> [The task] Quote the listing below in its entirety, omitting every image.
++++++++
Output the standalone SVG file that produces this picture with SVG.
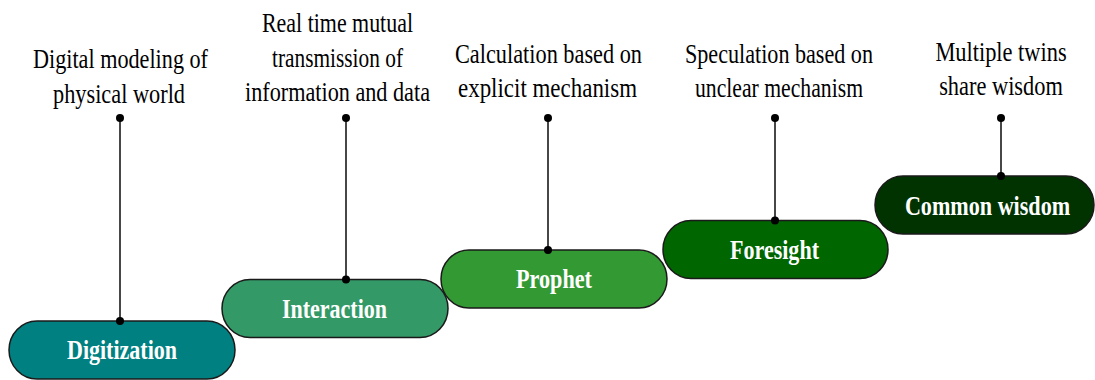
<svg xmlns="http://www.w3.org/2000/svg" width="1095" height="380" viewBox="0 0 1095 380">
  <style>
    text { font-family: "Liberation Serif", "Times New Roman", serif; font-size: 28px; text-anchor: middle; }
    .cap { fill: #000; }
    .lbl { font-weight: bold; fill: #fff; }
    .pill { stroke: #1a1a1a; stroke-width: 1.5; }
    .link { stroke: #333; stroke-width: 1.8; fill: none; }
    .dot { fill: #000; }
  </style>

  <!-- captions above each stage -->
  <g id="captions">
    <text class="cap" x="120.5" y="68" textLength="175" lengthAdjust="spacingAndGlyphs">Digital modeling of</text>
    <text class="cap" x="119" y="103" textLength="132" lengthAdjust="spacingAndGlyphs">physical world</text>

    <text class="cap" x="337.5" y="32" textLength="151" lengthAdjust="spacingAndGlyphs">Real time mutual</text>
    <text class="cap" x="337.5" y="67" textLength="131" lengthAdjust="spacingAndGlyphs">transmission of</text>
    <text class="cap" x="337.5" y="101" textLength="185" lengthAdjust="spacingAndGlyphs">information and data</text>

    <text class="cap" x="548.5" y="63" textLength="187" lengthAdjust="spacingAndGlyphs">Calculation based on</text>
    <text class="cap" x="547.5" y="97" textLength="179" lengthAdjust="spacingAndGlyphs">explicit mechanism</text>

    <text class="cap" x="779" y="63" textLength="188" lengthAdjust="spacingAndGlyphs">Speculation based on</text>
    <text class="cap" x="779" y="97" textLength="168" lengthAdjust="spacingAndGlyphs">unclear mechanism</text>

    <!-- narrowed with a horizontal scale so the lines stay clear of the right edge -->
    <text class="cap" transform="translate(1001 61) scale(0.8 1)">Multiple twins</text>
    <text class="cap" transform="translate(1001 95) scale(0.8 1)">share wisdom</text>
  </g>

  <!-- stage pills, later stages drawn on top -->
  <g id="node-digitization">
    <rect class="pill" x="9" y="321" width="226" height="58" rx="28" ry="29" fill="#008080"/>
    <text class="lbl" x="122" y="359" textLength="110" lengthAdjust="spacingAndGlyphs">Digitization</text>
  </g>
  <g id="node-interaction">
    <rect class="pill" x="222" y="279.5" width="226" height="58" rx="28" ry="29" fill="#339966"/>
    <text class="lbl" x="334.5" y="317.5" textLength="105" lengthAdjust="spacingAndGlyphs">Interaction</text>
  </g>
  <g id="node-prophet">
    <rect class="pill" x="441" y="250" width="226" height="58" rx="28" ry="29" fill="#339933"/>
    <text class="lbl" x="554" y="288" textLength="76" lengthAdjust="spacingAndGlyphs">Prophet</text>
  </g>
  <g id="node-foresight">
    <rect class="pill" x="663" y="220.5" width="225" height="58" rx="28" ry="29" fill="#006600"/>
    <text class="lbl" x="774.5" y="258.5" textLength="89" lengthAdjust="spacingAndGlyphs">Foresight</text>
  </g>
  <g id="node-common-wisdom">
    <rect class="pill" x="875" y="176" width="219" height="58" rx="28" ry="29" fill="#003300"/>
    <text class="lbl" transform="translate(987.5 214.5) scale(0.79 1)">Common wisdom</text>
  </g>

  <!-- leader lines from captions down to pills -->
  <g id="connectors">
    <line class="link" x1="120" y1="118" x2="120" y2="321"/>
    <circle class="dot" cx="120" cy="118" r="4"/>
    <circle class="dot" cx="120" cy="321" r="4"/>

    <line class="link" x1="346" y1="118" x2="346" y2="279.5"/>
    <circle class="dot" cx="346" cy="118" r="4"/>
    <circle class="dot" cx="346" cy="279.5" r="4"/>

    <line class="link" x1="548" y1="118" x2="548" y2="250"/>
    <circle class="dot" cx="548" cy="118" r="4"/>
    <circle class="dot" cx="548" cy="250" r="4"/>

    <line class="link" x1="775" y1="118" x2="775" y2="220.5"/>
    <circle class="dot" cx="775" cy="118" r="4"/>
    <circle class="dot" cx="775" cy="220.5" r="4"/>

    <line class="link" x1="1001" y1="118" x2="1001" y2="176"/>
    <circle class="dot" cx="1001" cy="118" r="4"/>
    <circle class="dot" cx="1001" cy="176" r="4"/>
  </g>
</svg>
++++++++
> [The output]
Output the standalone SVG file that produces this picture with SVG.
<svg xmlns="http://www.w3.org/2000/svg" width="1095" height="380" viewBox="0 0 1095 380">
  <style>
    text { font-family: "Liberation Serif", "Times New Roman", serif; font-size: 28px; text-anchor: middle; }
    .cap { fill: #000; }
    .lbl { font-weight: bold; fill: #fff; }
    .pill { stroke: #1a1a1a; stroke-width: 1.5; }
    .link { stroke: #333; stroke-width: 1.8; fill: none; }
    .dot { fill: #000; }
  </style>

  <!-- captions above each stage -->
  <g id="captions">
    <text class="cap" x="120.5" y="68" textLength="175" lengthAdjust="spacingAndGlyphs">Digital modeling of</text>
    <text class="cap" x="119" y="103" textLength="132" lengthAdjust="spacingAndGlyphs">physical world</text>

    <text class="cap" x="337.5" y="32" textLength="151" lengthAdjust="spacingAndGlyphs">Real time mutual</text>
    <text class="cap" x="337.5" y="67" textLength="131" lengthAdjust="spacingAndGlyphs">transmission of</text>
    <text class="cap" x="337.5" y="101" textLength="185" lengthAdjust="spacingAndGlyphs">information and data</text>

    <text class="cap" x="548.5" y="63" textLength="187" lengthAdjust="spacingAndGlyphs">Calculation based on</text>
    <text class="cap" x="547.5" y="97" textLength="179" lengthAdjust="spacingAndGlyphs">explicit mechanism</text>

    <text class="cap" x="779" y="63" textLength="188" lengthAdjust="spacingAndGlyphs">Speculation based on</text>
    <text class="cap" x="779" y="97" textLength="168" lengthAdjust="spacingAndGlyphs">unclear mechanism</text>

    <!-- narrowed with a horizontal scale so the lines stay clear of the right edge -->
    <text class="cap" transform="translate(1001 61) scale(0.8 1)">Multiple twins</text>
    <text class="cap" transform="translate(1001 95) scale(0.8 1)">share wisdom</text>
  </g>

  <!-- stage pills, later stages drawn on top -->
  <g id="node-digitization">
    <rect class="pill" x="9" y="321" width="226" height="58" rx="28" ry="29" fill="#008080"/>
    <text class="lbl" x="122" y="359" textLength="110" lengthAdjust="spacingAndGlyphs">Digitization</text>
  </g>
  <g id="node-interaction">
    <rect class="pill" x="222" y="279.5" width="226" height="58" rx="28" ry="29" fill="#339966"/>
    <text class="lbl" x="334.5" y="317.5" textLength="105" lengthAdjust="spacingAndGlyphs">Interaction</text>
  </g>
  <g id="node-prophet">
    <rect class="pill" x="441" y="250" width="226" height="58" rx="28" ry="29" fill="#339933"/>
    <text class="lbl" x="554" y="288" textLength="76" lengthAdjust="spacingAndGlyphs">Prophet</text>
  </g>
  <g id="node-foresight">
    <rect class="pill" x="663" y="220.5" width="225" height="58" rx="28" ry="29" fill="#006600"/>
    <text class="lbl" x="774.5" y="258.5" textLength="89" lengthAdjust="spacingAndGlyphs">Foresight</text>
  </g>
  <g id="node-common-wisdom">
    <rect class="pill" x="875" y="176" width="219" height="58" rx="28" ry="29" fill="#003300"/>
    <text class="lbl" transform="translate(987.5 214.5) scale(0.79 1)">Common wisdom</text>
  </g>

  <!-- leader lines from captions down to pills -->
  <g id="connectors">
    <line class="link" x1="120" y1="118" x2="120" y2="321"/>
    <circle class="dot" cx="120" cy="118" r="4"/>
    <circle class="dot" cx="120" cy="321" r="4"/>

    <line class="link" x1="346" y1="118" x2="346" y2="279.5"/>
    <circle class="dot" cx="346" cy="118" r="4"/>
    <circle class="dot" cx="346" cy="279.5" r="4"/>

    <line class="link" x1="548" y1="118" x2="548" y2="250"/>
    <circle class="dot" cx="548" cy="118" r="4"/>
    <circle class="dot" cx="548" cy="250" r="4"/>

    <line class="link" x1="775" y1="118" x2="775" y2="220.5"/>
    <circle class="dot" cx="775" cy="118" r="4"/>
    <circle class="dot" cx="775" cy="220.5" r="4"/>

    <line class="link" x1="1001" y1="118" x2="1001" y2="176"/>
    <circle class="dot" cx="1001" cy="118" r="4"/>
    <circle class="dot" cx="1001" cy="176" r="4"/>
  </g>
</svg>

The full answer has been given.